THE EXERCISE -
Set down exactly the lines from the one with "Reproduce this chart with matplotlib." to the one with "plt.rcParams['font.family'] = ['Liberation", both included, and no line outside that range.

START THE RECORDS

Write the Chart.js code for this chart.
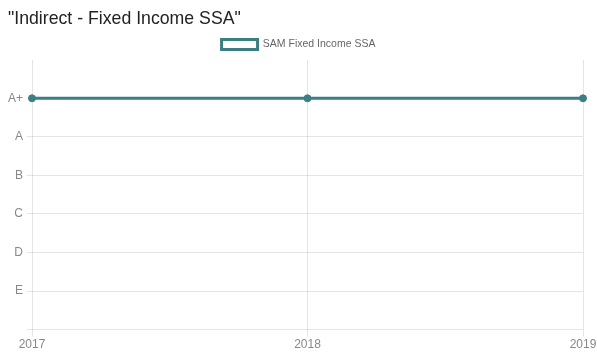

END THE RECORDS
START THE RECORDS

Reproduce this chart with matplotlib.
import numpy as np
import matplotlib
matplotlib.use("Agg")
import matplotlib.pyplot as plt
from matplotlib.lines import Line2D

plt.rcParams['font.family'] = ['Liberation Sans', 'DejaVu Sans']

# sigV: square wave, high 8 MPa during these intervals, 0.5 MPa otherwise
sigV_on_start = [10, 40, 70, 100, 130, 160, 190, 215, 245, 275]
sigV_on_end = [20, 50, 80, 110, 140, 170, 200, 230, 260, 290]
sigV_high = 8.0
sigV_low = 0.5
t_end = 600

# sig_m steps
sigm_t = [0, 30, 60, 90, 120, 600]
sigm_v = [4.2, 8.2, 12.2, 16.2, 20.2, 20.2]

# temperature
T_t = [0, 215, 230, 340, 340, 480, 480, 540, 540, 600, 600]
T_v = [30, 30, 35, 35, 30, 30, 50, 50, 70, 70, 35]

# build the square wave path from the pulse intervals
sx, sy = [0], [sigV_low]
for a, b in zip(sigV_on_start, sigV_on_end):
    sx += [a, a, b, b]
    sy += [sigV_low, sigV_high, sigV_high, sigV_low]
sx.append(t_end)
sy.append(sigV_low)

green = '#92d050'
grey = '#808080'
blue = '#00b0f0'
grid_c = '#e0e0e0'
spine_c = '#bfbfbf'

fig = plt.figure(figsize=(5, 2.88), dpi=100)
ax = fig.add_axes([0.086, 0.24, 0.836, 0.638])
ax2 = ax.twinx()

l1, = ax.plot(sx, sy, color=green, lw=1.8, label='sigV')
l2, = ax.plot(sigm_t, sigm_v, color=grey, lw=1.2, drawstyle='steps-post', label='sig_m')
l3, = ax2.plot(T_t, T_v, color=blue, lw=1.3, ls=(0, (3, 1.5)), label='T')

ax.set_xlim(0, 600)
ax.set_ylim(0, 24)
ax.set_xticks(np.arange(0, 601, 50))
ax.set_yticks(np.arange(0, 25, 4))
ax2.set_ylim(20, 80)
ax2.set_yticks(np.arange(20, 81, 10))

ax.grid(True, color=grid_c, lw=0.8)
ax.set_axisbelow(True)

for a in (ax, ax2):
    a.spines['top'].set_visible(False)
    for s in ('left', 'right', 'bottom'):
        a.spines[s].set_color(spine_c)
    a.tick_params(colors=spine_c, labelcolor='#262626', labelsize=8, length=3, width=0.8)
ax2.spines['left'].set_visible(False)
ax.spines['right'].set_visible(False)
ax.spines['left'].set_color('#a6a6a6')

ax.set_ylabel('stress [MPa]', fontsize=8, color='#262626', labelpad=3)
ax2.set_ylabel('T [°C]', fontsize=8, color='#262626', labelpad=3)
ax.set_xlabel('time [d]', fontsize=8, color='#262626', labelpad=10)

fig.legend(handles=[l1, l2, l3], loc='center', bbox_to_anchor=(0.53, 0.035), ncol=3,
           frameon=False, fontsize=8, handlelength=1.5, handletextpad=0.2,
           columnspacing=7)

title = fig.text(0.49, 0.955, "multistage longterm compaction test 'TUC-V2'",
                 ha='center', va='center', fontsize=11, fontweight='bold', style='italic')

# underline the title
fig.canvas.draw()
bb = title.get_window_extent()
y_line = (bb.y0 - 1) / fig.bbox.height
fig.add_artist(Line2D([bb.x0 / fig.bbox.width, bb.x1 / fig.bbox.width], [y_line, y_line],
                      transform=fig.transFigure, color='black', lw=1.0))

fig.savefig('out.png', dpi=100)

END THE RECORDS

THE RESULT -
Reproduce this chart with matplotlib.
import numpy as np
import matplotlib
matplotlib.use("Agg")
import matplotlib.pyplot as plt
from matplotlib.lines import Line2D

plt.rcParams['font.family'] = ['Liberation Sans', 'DejaVu Sans']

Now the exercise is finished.